→ WHAT THIS TASK INVOLVES:
From the first line of the data below through the line bearing "const finExp = [-0.22,-0.36,-0.40,-0.46];", reproduce each line exactly; do not include pictures.

→ DATA SHOWN:
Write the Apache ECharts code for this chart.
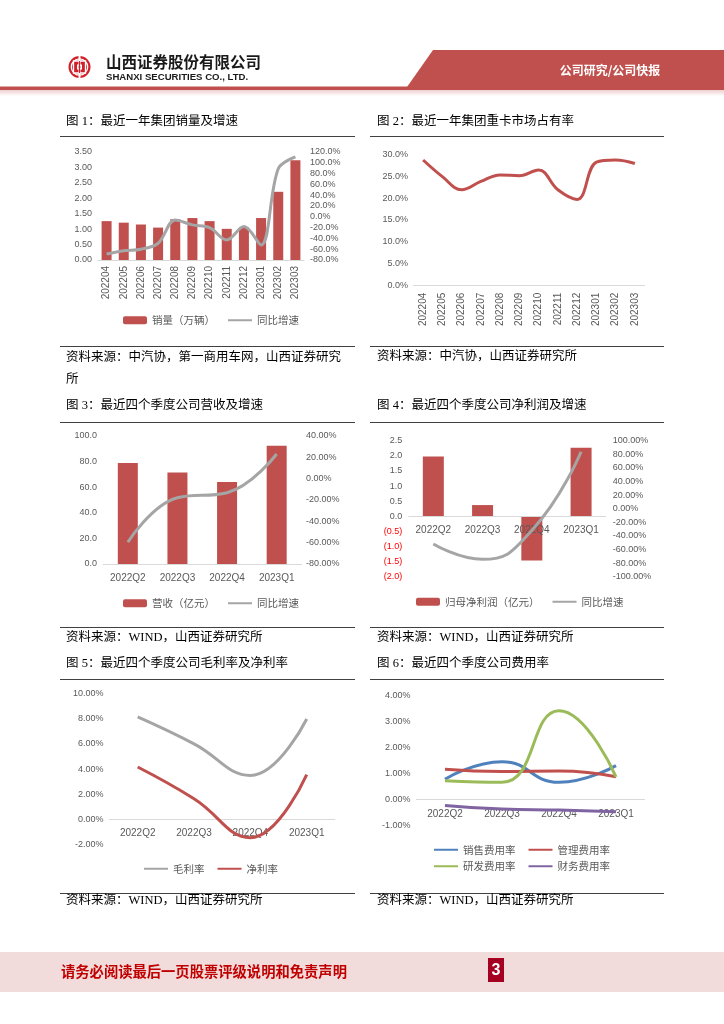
<!DOCTYPE html>
<html>
<head>
<meta charset="utf-8">
<script src="https://cdn.jsdelivr.net/npm/echarts@6/dist/echarts.min.js"></script>
<style>html,body{margin:0;padding:0;background:#fff;}#main{width:724px;height:1024px;}</style>
</head>
<body>
<div id="main"></div>
<script>
// ---------- data ----------
const months = ['202204','202205','202206','202207','202208','202209','202210','202211','202212','202301','202302','202303'];
const salesVolume = [1.26,1.21,1.15,1.05,1.32,1.36,1.26,1.01,1.06,1.36,2.21,3.23];
const salesYoY = [-69,-63,-60,-49,-6,-15,-20,-43,-18,-52,89,111];
const marketShare = [28.7,24.9,21.9,23.8,25.3,25.1,26.4,21.9,19.7,28.2,28.7,27.9];
const quarters = ['2022Q2','2022Q3','2022Q4','2023Q1'];
const revenue = [78.7,71.4,63.9,92.2];
const revenueYoY = [-59.7,-18,-13.3,22.9];
const netProfit = [1.98,0.37,-1.46,2.27];
const netProfitYoY = [-52,-74.5,-32,83.8];
const grossMargin = [8.13,6.0,3.5,7.97];
const netMargin = [4.17,1.66,-1.42,3.56];
const sellingExp = [0.79,1.46,0.67,1.31];
const adminExp = [1.17,1.08,1.10,0.88];
const rdExp = [0.73,0.67,3.42,0.88];
const finExp = [-0.22,-0.36,-0.40,-0.46];

const titles = {
  t1:'图 1：最近一年集团销量及增速',
  t2:'图 2：最近一年集团重卡市场占有率',
  t3:'图 3：最近四个季度公司营收及增速',
  t4:'图 4：最近四个季度公司净利润及增速',
  t5:'图 5：最近四个季度公司毛利率及净利率',
  t6:'图 6：最近四个季度公司费用率'
};
const sources = {
  s1a:'资料来源：中汽协，第一商用车网，山西证券研究', s1b:'所',
  s2:'资料来源：中汽协，山西证券研究所',
  s3:'资料来源：WIND，山西证券研究所'
};

// ---------- styles ----------
const RED = '#C0504D', GRAY = '#A5A5A5', LBL = '#595959', AXL = '#D9D9D9';
const NUMF = "'Liberation Sans', Arial, sans-serif";
const CJK = "'Noto Sans CJK SC', sans-serif";
const TXTF = "'Liberation Serif', 'Noto Sans CJK SC', serif";

function cat(grid, data, opt) {
  return Object.assign({
    type:'category', gridIndex:grid, data:data,
    axisLine:{show:true, onZero:false, lineStyle:{color:AXL, width:1}},
    axisTick:{show:false},
    axisLabel:{color:LBL, fontSize:10, fontFamily:NUMF, interval:0, margin:9},
    splitLine:{show:false}, z:3
  }, opt || {});
}
function val(grid, min, max, interval, fmt, opt) {
  return Object.assign({
    type:'value', gridIndex:grid, min:min, max:max, interval:interval,
    axisLine:{show:false}, axisTick:{show:false}, splitLine:{show:false},
    axisLabel:{color:LBL, fontSize:9, fontFamily:NUMF, formatter:fmt, margin:6}
  }, opt || {});
}

const grids = [
  {left:98, top:152, width:206, height:108},
  {left:413.5, top:154.3, width:231, height:131.4},
  {left:103, top:435.7, width:198.5, height:128.3},
  {left:408.7, top:440.7, width:197, height:136},
  {left:109.5, top:693.3, width:225.4, height:151.7},
  {left:416.5, top:695.7, width:228, height:130}
];
// offset that moves a bottom category axis up to the zero line of a value range
const zeroOffset = (gi, min, max) => -grids[gi].height * (0 - min) / (max - min);

const xAxes = [
  cat(0, months, {axisLabel:{color:LBL, fontSize:10, fontFamily:NUMF, interval:0, rotate:90, margin:6}}),
  cat(1, months, {axisLabel:{color:LBL, fontSize:10, fontFamily:NUMF, interval:0, rotate:90, margin:7}}),
  cat(2, quarters),
  cat(3, quarters, {offset:zeroOffset(3, -2, 2.5)}),
  cat(4, quarters, {offset:zeroOffset(4, -2, 10)}),
  cat(5, quarters, {offset:zeroOffset(5, -1, 4), axisLabel:{color:LBL, fontSize:10, fontFamily:NUMF, interval:0, margin:9.5}})
];

const yAxes = [
  val(0, 0, 3.5, 0.5, v => v.toFixed(2)),                                  // 0
  val(0, -80, 120, 20, v => v.toFixed(1) + '%', {position:'right'}),       // 1
  val(1, 0, 30, 5, null, {axisLabel:{color:LBL, fontSize:9, fontFamily:NUMF, formatter:v => v.toFixed(1)+'%', margin:5.5}}), // 2
  val(2, 0, 100, 20, v => v.toFixed(1)),                                    // 3
  val(2, -80, 40, 20, null, {position:'right', axisLabel:{color:LBL, fontSize:9, fontFamily:NUMF, formatter:v => v.toFixed(2)+'%', margin:4.5}}), // 4
  val(3, -2, 2.5, 0.5, null, {axisLabel:{fontSize:9, fontFamily:NUMF, margin:6.4,
      formatter:v => v < 0 ? '(' + (-v).toFixed(1) + ')' : v.toFixed(1),
      color:v => parseFloat(v) < 0 ? '#FF0000' : LBL}}),                    // 5
  val(3, -100, 100, 20, null, {position:'right', axisLabel:{color:LBL, fontSize:9, fontFamily:NUMF, formatter:v => v.toFixed(2)+'%', margin:7}}), // 6
  val(4, -2, 10, 2, v => v.toFixed(2) + '%'),                               // 7
  val(5, -1, 4, 1, v => v.toFixed(2) + '%')                                 // 8
];

const lineBase = (name, x, y, data, color, smooth) => ({
  name:name, type:'line', xAxisIndex:x, yAxisIndex:y, data:data,
  symbol:'none', smooth:smooth, lineStyle:{color:color, width:3}, itemStyle:{color:color}, z:4
});
const barBase = (name, x, y, data, w) => ({
  name:name, type:'bar', xAxisIndex:x, yAxisIndex:y, data:data, barWidth:w,
  itemStyle:{color:RED}, z:2
});

const series = [
  barBase('销量（万辆）', 0, 0, salesVolume, 10),
  lineBase('同比增速', 0, 1, salesYoY, GRAY, 0.35),
  lineBase('市场占有率', 1, 2, marketShare, RED, 0.4),
  barBase('营收（亿元）', 2, 3, revenue, 20),
  lineBase('同比增速', 2, 4, revenueYoY, GRAY, 0.45),
  barBase('归母净利润（亿元）', 3, 5, netProfit, 21),
  lineBase('同比增速', 3, 6, netProfitYoY, GRAY, 0.5),
  lineBase('毛利率', 4, 7, grossMargin, GRAY, 0.45),
  lineBase('净利率', 4, 7, netMargin, RED, 0.45),
  lineBase('销售费用率', 5, 8, sellingExp, '#4F81BD', 0.5),
  lineBase('管理费用率', 5, 8, adminExp, RED, 0.5),
  lineBase('研发费用率', 5, 8, rdExp, '#9BBB59', 0.5),
  lineBase('财务费用率', 5, 8, finExp, '#8064A2', 0.5)
];

const barNames = ['销量（万辆）','营收（亿元）','归母净利润（亿元）'];
const legItem = n => barNames.indexOf(n) >= 0 ? n : {name:n, itemStyle:{opacity:0}};
const legBase = (left, top, data) => ({
  left:left, top:top, data:data.map(legItem), itemWidth:24, itemHeight:8, itemGap:12, padding:0,
  selectedMode:false,
  textStyle:{color:LBL, fontSize:10.5, fontFamily:CJK}
});
const legends = [
  legBase(123, 315, ['销量（万辆）','同比增速']),
  legBase(123, 598, ['营收（亿元）','同比增速']),
  legBase(416, 596.5, ['归母净利润（亿元）','同比增速']),
  legBase(143, 863.5, ['毛利率','净利率']),
  legBase(433, 844.5, ['销售费用率','管理费用率']),
  legBase(433, 861, ['研发费用率','财务费用率'])
];

// ---------- page graphics ----------
const g = [];
function txt(x, y, s, font, fill, align) {
  g.push({type:'text', x:x, y:y, silent:true, style:{text:s, font:font, fill:fill, align:align||'left', verticalAlign:'middle', textAlign:align||'left', textVerticalAlign:'middle'}});
}
function hline(x1, x2, y, color, w) {
  g.push({type:'line', silent:true, shape:{x1:x1, y1:y, x2:x2, y2:y}, style:{stroke:color, lineWidth:w}});
}
// header
g.push({type:'polygon', silent:true, shape:{points:[[433,50],[724,50],[724,87],[407,87]]}, style:{fill:RED}});
g.push({type:'rect', silent:true, shape:{x:0, y:86.5, width:724, height:3.5}, style:{fill:RED}});
g.push({type:'rect', silent:true, shape:{x:0, y:90, width:724, height:6},
  style:{fill:new echarts.graphic.LinearGradient(0,0,0,1,[{offset:0,color:'#EDCFCE'},{offset:1,color:'#FFFFFF'}])}});
txt(610, 70, '公司研究/公司快报', "bold 12px 'Noto Sans CJK SC'", '#FFFFFF', 'center');
// logo
const LX = 79.5, LY = 67;
g.push({type:'circle', silent:true, shape:{cx:LX, cy:LY, r:11}, style:{fill:'#D0202A'}});
g.push({type:'circle', silent:true, shape:{cx:LX, cy:LY, r:8.2}, style:{fill:'none', stroke:'#FFFFFF', lineWidth:1.3}});
g.push({type:'rect', silent:true, shape:{x:LX-6, y:LY-6, width:12, height:12}, style:{fill:'#D0202A', stroke:'#FFFFFF', lineWidth:1.3}});
g.push({type:'rect', silent:true, shape:{x:LX-2.5, y:LY-2.5, width:5, height:5}, style:{fill:'#FFFFFF'}});
g.push({type:'rect', silent:true, shape:{x:LX-1.2, y:LY-1.2, width:2.4, height:2.4}, style:{fill:'#D0202A'}});
g.push({type:'rect', silent:true, shape:{x:LX-1, y:LY-12.5, width:2, height:25}, style:{fill:'#FFFFFF'}});
g.push({type:'rect', silent:true, shape:{x:LX-0.5, y:LY-6, width:1, height:12}, style:{fill:'#D0202A'}});
txt(106, 62, '山西证券股份有限公司', "bold 15.5px 'Noto Sans CJK SC'", '#1A1A1A');
txt(106, 77.5, 'SHANXI SECURITIES CO., LTD.', "bold 9.6px 'Liberation Sans'", '#1A1A1A');

// section texts
const TF = "12.5px " + TXTF;
const LC = '#404040';
txt(66, 122, titles.t1, TF, '#000'); hline(60, 355, 136.5, LC, 1.2);
txt(377, 122, titles.t2, TF, '#000'); hline(370, 664, 136.5, LC, 1.2);
hline(60, 355, 346.5, LC, 1.2); hline(370, 664, 346.5, LC, 1.2);
txt(66, 357.5, sources.s1a, TF, '#000'); txt(66, 380, sources.s1b, TF, '#000');
txt(377, 357, sources.s2, TF, '#000');
txt(66, 406, titles.t3, TF, '#000'); hline(60, 355, 422.5, LC, 1.2);
txt(377, 406, titles.t4, TF, '#000'); hline(370, 664, 422.5, LC, 1.2);
hline(60, 355, 627.5, LC, 1.2); hline(370, 664, 627.5, LC, 1.2);
txt(66, 637.5, sources.s3, TF, '#000'); txt(377, 637.5, sources.s3, TF, '#000');
txt(66, 663.5, titles.t5, TF, '#000'); hline(60, 355, 679.5, LC, 1.2);
txt(377, 663.5, titles.t6, TF, '#000'); hline(370, 664, 679.5, LC, 1.2);
hline(60, 355, 893.5, LC, 1.2); hline(370, 664, 893.5, LC, 1.2);
txt(66, 901, sources.s3, TF, '#000'); txt(377, 901, sources.s3, TF, '#000');

// footer
g.push({type:'rect', silent:true, shape:{x:0, y:952, width:724, height:40}, style:{fill:'#F2DCDB'}});
txt(61, 972, '请务必阅读最后一页股票评级说明和免责声明', "bold 14.3px 'Noto Sans CJK SC'", '#C00000');
g.push({type:'rect', silent:true, shape:{x:488, y:958, width:16, height:24}, style:{fill:'#A50021'}});
txt(496, 970.5, '3', "bold 16px 'Liberation Sans'", '#FFFFFF', 'center');

const chart = echarts.init(document.getElementById('main'), null, {renderer:'canvas'});
chart.setOption({
  backgroundColor:'#FFFFFF',
  animation:false,
  grid:grids,
  xAxis:xAxes,
  yAxis:yAxes,
  legend:legends,
  series:series,
  graphic:g
});
</script>
</body>
</html>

→ TASK SOLUTION:
Write the Apache ECharts code for this chart.
<!DOCTYPE html>
<html>
<head>
<meta charset="utf-8">
<script src="https://cdn.jsdelivr.net/npm/echarts@6/dist/echarts.min.js"></script>
<style>html,body{margin:0;padding:0;background:#fff;}#main{width:724px;height:1024px;}</style>
</head>
<body>
<div id="main"></div>
<script>
// ---------- data ----------
const months = ['202204','202205','202206','202207','202208','202209','202210','202211','202212','202301','202302','202303'];
const salesVolume = [1.26,1.21,1.15,1.05,1.32,1.36,1.26,1.01,1.06,1.36,2.21,3.23];
const salesYoY = [-69,-63,-60,-49,-6,-15,-20,-43,-18,-52,89,111];
const marketShare = [28.7,24.9,21.9,23.8,25.3,25.1,26.4,21.9,19.7,28.2,28.7,27.9];
const quarters = ['2022Q2','2022Q3','2022Q4','2023Q1'];
const revenue = [78.7,71.4,63.9,92.2];
const revenueYoY = [-59.7,-18,-13.3,22.9];
const netProfit = [1.98,0.37,-1.46,2.27];
const netProfitYoY = [-52,-74.5,-32,83.8];
const grossMargin = [8.13,6.0,3.5,7.97];
const netMargin = [4.17,1.66,-1.42,3.56];
const sellingExp = [0.79,1.46,0.67,1.31];
const adminExp = [1.17,1.08,1.10,0.88];
const rdExp = [0.73,0.67,3.42,0.88];
const finExp = [-0.22,-0.36,-0.40,-0.46];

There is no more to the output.